— BEGIN —

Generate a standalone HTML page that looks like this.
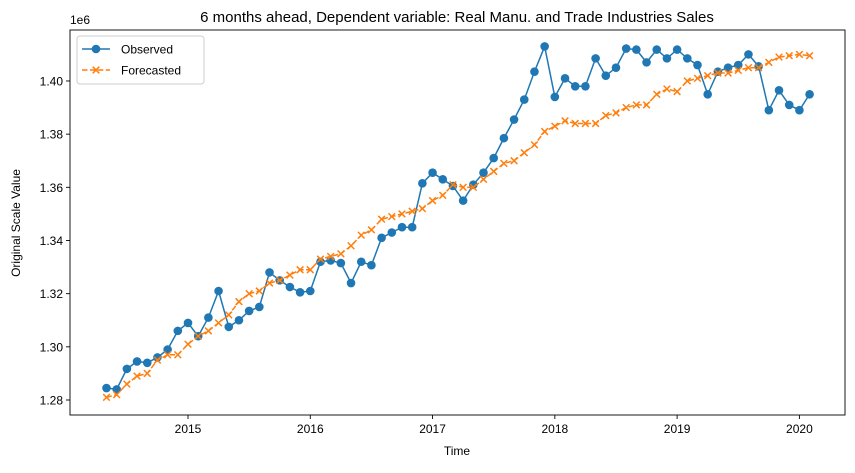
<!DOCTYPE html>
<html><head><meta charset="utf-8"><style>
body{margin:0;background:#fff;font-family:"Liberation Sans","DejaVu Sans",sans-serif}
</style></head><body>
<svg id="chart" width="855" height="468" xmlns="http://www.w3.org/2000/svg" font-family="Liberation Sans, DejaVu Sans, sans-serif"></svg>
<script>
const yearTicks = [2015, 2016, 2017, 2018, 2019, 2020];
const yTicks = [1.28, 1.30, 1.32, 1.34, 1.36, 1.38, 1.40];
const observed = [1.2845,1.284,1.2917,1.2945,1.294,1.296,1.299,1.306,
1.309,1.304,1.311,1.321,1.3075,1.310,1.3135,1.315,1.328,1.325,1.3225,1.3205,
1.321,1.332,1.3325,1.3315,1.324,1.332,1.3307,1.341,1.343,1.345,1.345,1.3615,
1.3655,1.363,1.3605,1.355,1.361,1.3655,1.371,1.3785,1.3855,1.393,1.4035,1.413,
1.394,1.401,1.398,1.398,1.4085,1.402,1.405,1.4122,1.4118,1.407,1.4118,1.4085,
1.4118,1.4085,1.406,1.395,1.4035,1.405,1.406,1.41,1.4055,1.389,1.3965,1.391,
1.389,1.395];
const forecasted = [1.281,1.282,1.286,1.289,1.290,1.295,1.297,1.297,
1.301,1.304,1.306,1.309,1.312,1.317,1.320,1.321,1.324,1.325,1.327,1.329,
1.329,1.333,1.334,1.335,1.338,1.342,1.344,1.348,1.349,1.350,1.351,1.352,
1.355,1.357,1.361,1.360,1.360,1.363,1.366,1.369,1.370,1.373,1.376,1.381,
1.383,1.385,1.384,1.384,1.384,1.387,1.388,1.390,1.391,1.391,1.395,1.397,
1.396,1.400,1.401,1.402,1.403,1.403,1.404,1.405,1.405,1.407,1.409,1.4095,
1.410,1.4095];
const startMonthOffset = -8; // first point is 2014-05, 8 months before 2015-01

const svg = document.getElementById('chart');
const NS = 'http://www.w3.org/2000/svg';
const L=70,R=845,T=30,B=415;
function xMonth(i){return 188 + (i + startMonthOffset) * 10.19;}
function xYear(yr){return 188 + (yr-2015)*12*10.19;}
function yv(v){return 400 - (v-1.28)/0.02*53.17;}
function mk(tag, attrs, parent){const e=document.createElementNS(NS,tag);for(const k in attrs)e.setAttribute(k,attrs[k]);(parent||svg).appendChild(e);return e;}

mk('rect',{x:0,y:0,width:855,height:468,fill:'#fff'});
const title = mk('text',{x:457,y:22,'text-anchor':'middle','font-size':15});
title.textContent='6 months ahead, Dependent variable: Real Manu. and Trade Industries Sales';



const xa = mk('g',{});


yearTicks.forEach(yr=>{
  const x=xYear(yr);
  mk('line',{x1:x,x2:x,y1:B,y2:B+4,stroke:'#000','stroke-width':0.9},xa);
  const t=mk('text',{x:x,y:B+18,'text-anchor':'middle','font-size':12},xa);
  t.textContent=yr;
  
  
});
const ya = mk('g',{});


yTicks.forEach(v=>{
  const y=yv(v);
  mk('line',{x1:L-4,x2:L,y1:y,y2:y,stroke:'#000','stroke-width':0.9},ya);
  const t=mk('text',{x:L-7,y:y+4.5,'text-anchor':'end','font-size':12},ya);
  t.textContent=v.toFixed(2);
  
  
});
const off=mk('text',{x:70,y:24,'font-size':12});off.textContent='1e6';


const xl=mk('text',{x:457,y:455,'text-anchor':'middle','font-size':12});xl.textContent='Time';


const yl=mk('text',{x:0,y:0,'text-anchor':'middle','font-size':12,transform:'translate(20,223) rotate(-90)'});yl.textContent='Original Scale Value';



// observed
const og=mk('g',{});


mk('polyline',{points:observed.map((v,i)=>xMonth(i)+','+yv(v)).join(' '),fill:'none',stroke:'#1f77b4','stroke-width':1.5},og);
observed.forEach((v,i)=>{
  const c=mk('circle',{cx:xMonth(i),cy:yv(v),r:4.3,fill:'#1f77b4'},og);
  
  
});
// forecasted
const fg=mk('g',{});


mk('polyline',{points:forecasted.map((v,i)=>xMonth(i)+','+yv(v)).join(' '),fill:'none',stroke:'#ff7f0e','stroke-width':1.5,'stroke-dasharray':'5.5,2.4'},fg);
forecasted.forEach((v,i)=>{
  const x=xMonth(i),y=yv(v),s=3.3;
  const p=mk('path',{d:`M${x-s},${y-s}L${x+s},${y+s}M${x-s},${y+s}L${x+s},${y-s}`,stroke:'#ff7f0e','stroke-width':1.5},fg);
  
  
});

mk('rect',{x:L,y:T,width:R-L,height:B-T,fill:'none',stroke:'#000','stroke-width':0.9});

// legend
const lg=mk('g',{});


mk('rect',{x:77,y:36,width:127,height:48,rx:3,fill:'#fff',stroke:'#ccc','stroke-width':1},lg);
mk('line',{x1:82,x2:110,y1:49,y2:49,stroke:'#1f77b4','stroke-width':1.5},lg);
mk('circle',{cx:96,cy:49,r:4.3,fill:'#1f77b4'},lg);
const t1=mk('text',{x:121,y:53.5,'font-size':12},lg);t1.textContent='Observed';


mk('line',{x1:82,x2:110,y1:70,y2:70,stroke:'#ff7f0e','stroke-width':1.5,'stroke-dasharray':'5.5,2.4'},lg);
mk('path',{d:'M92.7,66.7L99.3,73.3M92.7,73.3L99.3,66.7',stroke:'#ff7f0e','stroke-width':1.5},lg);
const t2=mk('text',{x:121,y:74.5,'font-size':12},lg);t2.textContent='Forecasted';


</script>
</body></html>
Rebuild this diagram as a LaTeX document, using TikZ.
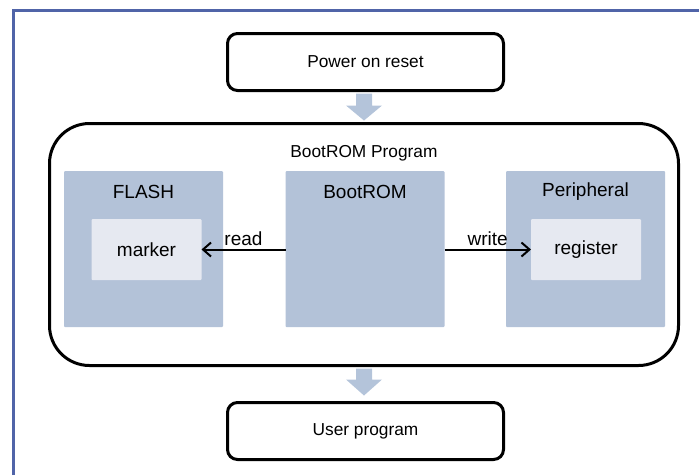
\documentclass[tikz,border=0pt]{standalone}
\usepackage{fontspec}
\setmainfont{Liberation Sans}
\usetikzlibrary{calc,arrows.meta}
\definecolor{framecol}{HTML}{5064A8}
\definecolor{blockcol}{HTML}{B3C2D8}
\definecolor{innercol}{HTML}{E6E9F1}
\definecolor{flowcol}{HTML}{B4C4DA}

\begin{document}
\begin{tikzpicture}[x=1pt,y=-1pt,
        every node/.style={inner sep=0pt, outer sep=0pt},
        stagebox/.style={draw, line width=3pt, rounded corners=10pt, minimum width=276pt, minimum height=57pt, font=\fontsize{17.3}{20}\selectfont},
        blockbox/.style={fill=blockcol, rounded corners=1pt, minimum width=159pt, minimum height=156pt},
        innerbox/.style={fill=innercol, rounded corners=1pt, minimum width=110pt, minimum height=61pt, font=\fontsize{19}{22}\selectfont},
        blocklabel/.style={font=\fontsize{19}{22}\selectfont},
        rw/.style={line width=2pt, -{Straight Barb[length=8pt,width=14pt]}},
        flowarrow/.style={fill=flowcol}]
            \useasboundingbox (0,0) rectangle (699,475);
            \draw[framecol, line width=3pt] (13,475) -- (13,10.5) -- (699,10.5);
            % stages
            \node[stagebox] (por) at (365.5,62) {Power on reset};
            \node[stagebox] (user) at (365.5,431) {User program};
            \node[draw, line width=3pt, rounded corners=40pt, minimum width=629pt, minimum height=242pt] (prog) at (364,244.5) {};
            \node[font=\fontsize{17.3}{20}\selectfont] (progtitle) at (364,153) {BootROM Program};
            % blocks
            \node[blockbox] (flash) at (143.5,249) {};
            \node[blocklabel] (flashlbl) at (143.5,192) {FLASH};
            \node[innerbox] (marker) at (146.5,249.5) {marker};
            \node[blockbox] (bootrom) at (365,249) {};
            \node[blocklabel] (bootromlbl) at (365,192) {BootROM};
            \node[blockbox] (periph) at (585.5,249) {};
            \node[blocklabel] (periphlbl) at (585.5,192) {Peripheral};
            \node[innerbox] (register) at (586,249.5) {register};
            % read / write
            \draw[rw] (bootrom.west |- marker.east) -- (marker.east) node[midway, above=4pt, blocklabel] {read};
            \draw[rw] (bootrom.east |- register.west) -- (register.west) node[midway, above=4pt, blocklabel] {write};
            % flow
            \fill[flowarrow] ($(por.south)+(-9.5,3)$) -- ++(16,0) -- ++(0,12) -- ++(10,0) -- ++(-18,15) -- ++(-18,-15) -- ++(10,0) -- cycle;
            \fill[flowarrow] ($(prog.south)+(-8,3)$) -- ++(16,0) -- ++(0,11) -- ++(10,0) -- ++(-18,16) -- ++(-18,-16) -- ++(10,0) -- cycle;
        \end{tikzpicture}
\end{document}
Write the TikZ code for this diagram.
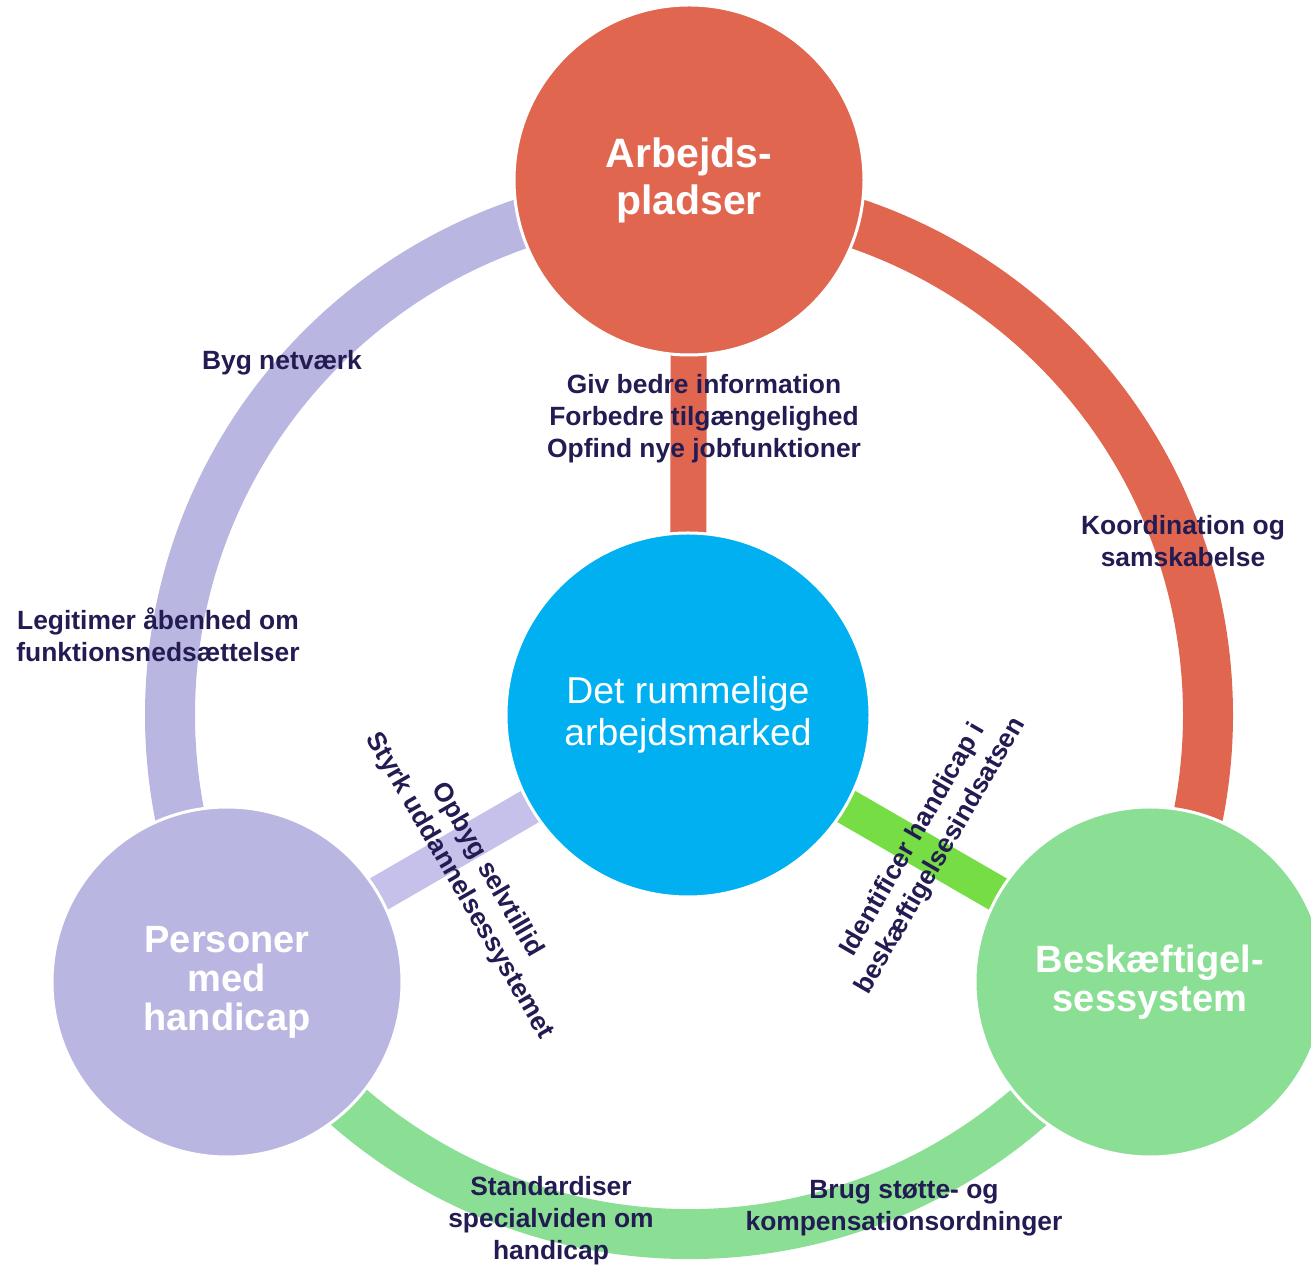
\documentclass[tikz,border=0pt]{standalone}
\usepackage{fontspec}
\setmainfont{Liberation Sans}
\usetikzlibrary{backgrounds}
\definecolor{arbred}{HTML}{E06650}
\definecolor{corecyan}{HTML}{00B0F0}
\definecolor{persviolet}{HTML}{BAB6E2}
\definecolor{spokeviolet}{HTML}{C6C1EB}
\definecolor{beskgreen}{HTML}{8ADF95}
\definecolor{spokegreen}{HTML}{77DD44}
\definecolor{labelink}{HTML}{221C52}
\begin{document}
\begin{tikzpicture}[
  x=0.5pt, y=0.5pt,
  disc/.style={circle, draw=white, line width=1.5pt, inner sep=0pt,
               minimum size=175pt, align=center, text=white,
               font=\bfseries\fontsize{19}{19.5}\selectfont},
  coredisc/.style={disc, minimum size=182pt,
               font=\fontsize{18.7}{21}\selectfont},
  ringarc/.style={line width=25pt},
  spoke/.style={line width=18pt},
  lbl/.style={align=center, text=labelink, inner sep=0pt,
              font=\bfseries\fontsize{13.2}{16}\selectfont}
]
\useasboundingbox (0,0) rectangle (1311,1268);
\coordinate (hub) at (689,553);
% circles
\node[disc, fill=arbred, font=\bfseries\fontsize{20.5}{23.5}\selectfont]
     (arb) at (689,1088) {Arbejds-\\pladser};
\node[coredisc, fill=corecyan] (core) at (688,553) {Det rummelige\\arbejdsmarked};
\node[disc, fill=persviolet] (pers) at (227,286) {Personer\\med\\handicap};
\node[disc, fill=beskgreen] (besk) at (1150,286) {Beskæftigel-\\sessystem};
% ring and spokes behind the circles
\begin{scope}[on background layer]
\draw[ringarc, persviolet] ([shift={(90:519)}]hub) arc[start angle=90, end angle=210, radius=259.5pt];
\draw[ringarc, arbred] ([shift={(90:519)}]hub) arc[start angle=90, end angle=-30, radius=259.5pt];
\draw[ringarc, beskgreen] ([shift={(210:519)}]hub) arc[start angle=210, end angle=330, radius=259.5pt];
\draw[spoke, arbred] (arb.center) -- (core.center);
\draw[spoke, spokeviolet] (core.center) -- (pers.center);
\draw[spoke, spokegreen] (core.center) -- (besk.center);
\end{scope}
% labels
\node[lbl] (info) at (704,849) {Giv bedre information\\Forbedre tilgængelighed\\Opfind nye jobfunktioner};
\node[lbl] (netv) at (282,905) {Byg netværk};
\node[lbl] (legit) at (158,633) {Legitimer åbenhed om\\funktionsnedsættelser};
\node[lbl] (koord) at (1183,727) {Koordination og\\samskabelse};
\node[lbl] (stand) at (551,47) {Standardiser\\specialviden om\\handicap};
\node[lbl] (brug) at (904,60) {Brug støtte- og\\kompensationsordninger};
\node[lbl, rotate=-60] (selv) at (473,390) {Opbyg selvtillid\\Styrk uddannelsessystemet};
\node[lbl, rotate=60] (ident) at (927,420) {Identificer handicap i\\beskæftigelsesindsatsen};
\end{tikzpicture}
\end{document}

— END —

### WHAT THE TASK ASKS
Repeat the lines from where the entries begin to the line with "e=document.createElementNS(NS,tag);for(const k in", both included. Any picture is left out.

### CORRECT OUTPUT
Generate a standalone HTML page that looks like this.
<!DOCTYPE html>
<html><head><meta charset="utf-8"><style>
body{margin:0;background:#fff;font-family:"Liberation Sans","DejaVu Sans",sans-serif}
</style></head><body>
<svg id="chart" width="855" height="468" xmlns="http://www.w3.org/2000/svg" font-family="Liberation Sans, DejaVu Sans, sans-serif"></svg>
<script>
const yearTicks = [2015, 2016, 2017, 2018, 2019, 2020];
const yTicks = [1.28, 1.30, 1.32, 1.34, 1.36, 1.38, 1.40];
const observed = [1.2845,1.284,1.2917,1.2945,1.294,1.296,1.299,1.306,
1.309,1.304,1.311,1.321,1.3075,1.310,1.3135,1.315,1.328,1.325,1.3225,1.3205,
1.321,1.332,1.3325,1.3315,1.324,1.332,1.3307,1.341,1.343,1.345,1.345,1.3615,
1.3655,1.363,1.3605,1.355,1.361,1.3655,1.371,1.3785,1.3855,1.393,1.4035,1.413,
1.394,1.401,1.398,1.398,1.4085,1.402,1.405,1.4122,1.4118,1.407,1.4118,1.4085,
1.4118,1.4085,1.406,1.395,1.4035,1.405,1.406,1.41,1.4055,1.389,1.3965,1.391,
1.389,1.395];
const forecasted = [1.281,1.282,1.286,1.289,1.290,1.295,1.297,1.297,
1.301,1.304,1.306,1.309,1.312,1.317,1.320,1.321,1.324,1.325,1.327,1.329,
1.329,1.333,1.334,1.335,1.338,1.342,1.344,1.348,1.349,1.350,1.351,1.352,
1.355,1.357,1.361,1.360,1.360,1.363,1.366,1.369,1.370,1.373,1.376,1.381,
1.383,1.385,1.384,1.384,1.384,1.387,1.388,1.390,1.391,1.391,1.395,1.397,
1.396,1.400,1.401,1.402,1.403,1.403,1.404,1.405,1.405,1.407,1.409,1.4095,
1.410,1.4095];
const startMonthOffset = -8; // first point is 2014-05, 8 months before 2015-01

const svg = document.getElementById('chart');
const NS = 'http://www.w3.org/2000/svg';
const L=70,R=845,T=30,B=415;
function xMonth(i){return 188 + (i + startMonthOffset) * 10.19;}
function xYear(yr){return 188 + (yr-2015)*12*10.19;}
function yv(v){return 400 - (v-1.28)/0.02*53.17;}
function mk(tag, attrs, parent){const e=document.createElementNS(NS,tag);for(const k in attrs)e.setAttribute(k,attrs[k]);(parent||svg).appendChild(e);return e;}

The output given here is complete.